1. Archive

A SWEET 1 // At long last, Spurrier's Gators don't leave room for doubt

So this is what it feels like when the dreams too rich to dream come true.

The Gators poured from the bench, full of themselves and celebration, not necessarily in that order. They danced, and they gestured, and they wallowed in the pandemonium. The noise poured across the field, and they pumped feet and hands and each other's backs.

And the darnedest thing was this: There still was almost nine minutes left to play.

It was over, and both sides knew it. The Gators had just scored again, and the score was 45-20, and it was all over but counting the ballots.

The world belonged to the Gators. And all you could do was look at them.

This is the moment their fans had dreamed about, all those years before they had the right to dream it. All those years it was a serf in its own conference, what right did it have to think about riches such as this?

This was the game that, despite the crimes of Charley Pell, despite the misdemeanors of Galen Hall, the Gators could not buy. This was the game that, despite the excellence of Emmitt Smith and Jack Youngblood and John Reaves and Carlos Alvarez and Wilber Marshall and Scot Brantley and, yes, Steve Spurrier, it could not win.

These fans had sat and watched, those who could stand it, as FSU danced that wild, spasmodic dance of champions. As Miami did it, four times in all. As Nebraska snuffed out their dreams a year ago. Every year, it was some team. Every year, it was another team.

Finally, it was their turn, and the world could watch. They have waited an eternity for this. Ninety seasons, most of chasing the elusive SEC title. Nineteen coaches, most of them unknown to all but historians. Two dozen bowl games, most of them defeats. Fourth and dumb against Georgia. Lindsay Scott over the middle. Probations. Penalties. Pain.

But just after 11, Big Easy time, the wait finally ended. Florida has a title, and the rest of the country is looking at Gator tail.

Oh, for the longest time, you wondered. The Gators darned near illegally motioned themselves out of this game. In the end, however, they managed to turn this into their type of game rather than FSU's, and that made all the difference.

All the things that had gone wrong in the first meeting had been repaired by the Gators. The special teams that were so horrible were crisp. The defense that could not tackle Warrick Dunn smothered him completely. Ike Hilliard, almost invisible the first game, was superman in this one.

But most important was the protection of Wuerffel. By going so heavily to the shotgun _ a formation Spurrier never had much use for _ Danny Wuerffel had time to throw. And his wide receivers simply were better than the FSU defensive backs.

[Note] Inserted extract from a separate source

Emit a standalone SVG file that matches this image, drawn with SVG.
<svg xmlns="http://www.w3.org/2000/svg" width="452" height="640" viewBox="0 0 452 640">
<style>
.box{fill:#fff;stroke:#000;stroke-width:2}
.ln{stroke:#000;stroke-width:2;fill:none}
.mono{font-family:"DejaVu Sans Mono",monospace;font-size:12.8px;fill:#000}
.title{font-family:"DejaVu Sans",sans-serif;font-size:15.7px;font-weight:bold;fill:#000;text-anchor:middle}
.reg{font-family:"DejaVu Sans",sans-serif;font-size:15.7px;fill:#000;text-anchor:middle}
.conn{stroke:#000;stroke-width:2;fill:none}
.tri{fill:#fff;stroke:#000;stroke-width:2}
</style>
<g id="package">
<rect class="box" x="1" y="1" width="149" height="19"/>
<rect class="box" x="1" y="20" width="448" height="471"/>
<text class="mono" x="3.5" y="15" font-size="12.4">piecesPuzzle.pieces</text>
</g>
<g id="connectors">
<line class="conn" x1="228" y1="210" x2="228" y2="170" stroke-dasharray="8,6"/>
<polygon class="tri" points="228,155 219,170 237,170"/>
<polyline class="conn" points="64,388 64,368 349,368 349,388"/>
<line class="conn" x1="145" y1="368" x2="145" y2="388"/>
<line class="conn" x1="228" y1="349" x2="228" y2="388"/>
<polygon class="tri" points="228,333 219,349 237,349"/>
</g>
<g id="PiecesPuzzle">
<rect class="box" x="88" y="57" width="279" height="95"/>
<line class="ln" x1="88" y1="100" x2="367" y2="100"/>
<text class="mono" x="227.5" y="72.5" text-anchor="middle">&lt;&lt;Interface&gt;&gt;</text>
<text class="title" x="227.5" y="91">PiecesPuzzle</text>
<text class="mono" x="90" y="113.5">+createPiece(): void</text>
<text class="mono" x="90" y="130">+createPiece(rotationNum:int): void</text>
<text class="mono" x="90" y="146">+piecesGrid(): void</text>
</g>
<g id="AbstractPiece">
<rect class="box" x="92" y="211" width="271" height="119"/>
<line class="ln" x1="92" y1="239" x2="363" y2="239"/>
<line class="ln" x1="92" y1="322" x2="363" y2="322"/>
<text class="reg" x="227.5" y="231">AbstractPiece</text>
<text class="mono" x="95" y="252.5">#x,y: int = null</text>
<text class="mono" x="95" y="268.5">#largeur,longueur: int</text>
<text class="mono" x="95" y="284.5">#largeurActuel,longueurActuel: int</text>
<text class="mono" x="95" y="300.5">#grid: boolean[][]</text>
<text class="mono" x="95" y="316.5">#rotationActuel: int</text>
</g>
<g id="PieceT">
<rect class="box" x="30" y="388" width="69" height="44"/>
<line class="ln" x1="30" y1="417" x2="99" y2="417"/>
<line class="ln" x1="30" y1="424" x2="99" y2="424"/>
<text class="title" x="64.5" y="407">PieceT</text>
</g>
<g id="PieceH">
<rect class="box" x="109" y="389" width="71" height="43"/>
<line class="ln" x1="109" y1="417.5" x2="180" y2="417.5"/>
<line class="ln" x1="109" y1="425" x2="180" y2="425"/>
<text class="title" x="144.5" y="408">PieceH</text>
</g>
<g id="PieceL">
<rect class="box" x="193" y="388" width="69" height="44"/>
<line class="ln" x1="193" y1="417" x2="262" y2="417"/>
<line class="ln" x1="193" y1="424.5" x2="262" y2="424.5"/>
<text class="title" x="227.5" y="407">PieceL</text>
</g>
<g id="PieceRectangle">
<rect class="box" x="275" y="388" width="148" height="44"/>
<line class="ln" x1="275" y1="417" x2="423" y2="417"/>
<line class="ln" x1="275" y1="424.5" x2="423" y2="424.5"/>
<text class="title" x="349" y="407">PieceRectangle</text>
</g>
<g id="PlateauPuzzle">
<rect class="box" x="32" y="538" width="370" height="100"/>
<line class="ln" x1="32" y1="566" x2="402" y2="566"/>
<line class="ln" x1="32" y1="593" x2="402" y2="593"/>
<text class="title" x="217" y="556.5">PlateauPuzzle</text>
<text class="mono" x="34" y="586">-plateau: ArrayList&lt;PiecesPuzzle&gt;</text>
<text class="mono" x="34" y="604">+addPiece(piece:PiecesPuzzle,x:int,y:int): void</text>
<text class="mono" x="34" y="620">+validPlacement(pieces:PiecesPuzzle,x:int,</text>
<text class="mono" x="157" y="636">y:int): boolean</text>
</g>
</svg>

If the Gators indeed waited the longest to win their title of the state schools, however, they at least won on style points. FSU won its title in confusion, when the field was cleared and Nebraska missed a late field goal. When Miami won its first title, it did so when Nebraska missed on a late two-point conversion. The Gators? They not only won a title, they made their rivals watch the celebration.

Okay, it needs to be said somewhere that there will be a little talk from the other schools with one defeat. That's natural, but it's not rational. Not after the Gators steam-rolled the No.

1 team in the nation like this. Ohio State was ranked behind the Gators coming into the game, and what it did was not as impressive as what the Gators did by beating the Seminoles.

It's odd. In Florida, the tendency is to pretend that the world stops and watches when these two play. That wasn't really true until this game, when these were the last teams standing.

If you are an FSU fan, the shame of it all is that the Seminoles could have beaten any other team in the country Thursday. Ohio State or Arizona State or BYU or anyone else. No one else has these receivers, this quarterback and _ say what you want about him _ this coach. This time, there would be no goal posts to shred, no fans pouring joyously across the field.

Instead, there were only players with empty faces, trying not to pay attention as the players in white shirts and blue pants danced their way into a history that has been forever in coming. Eventually, however, they could not help themselves. They had to look.

The Seminoles, and the rest of the nation. Way up there, aren't they?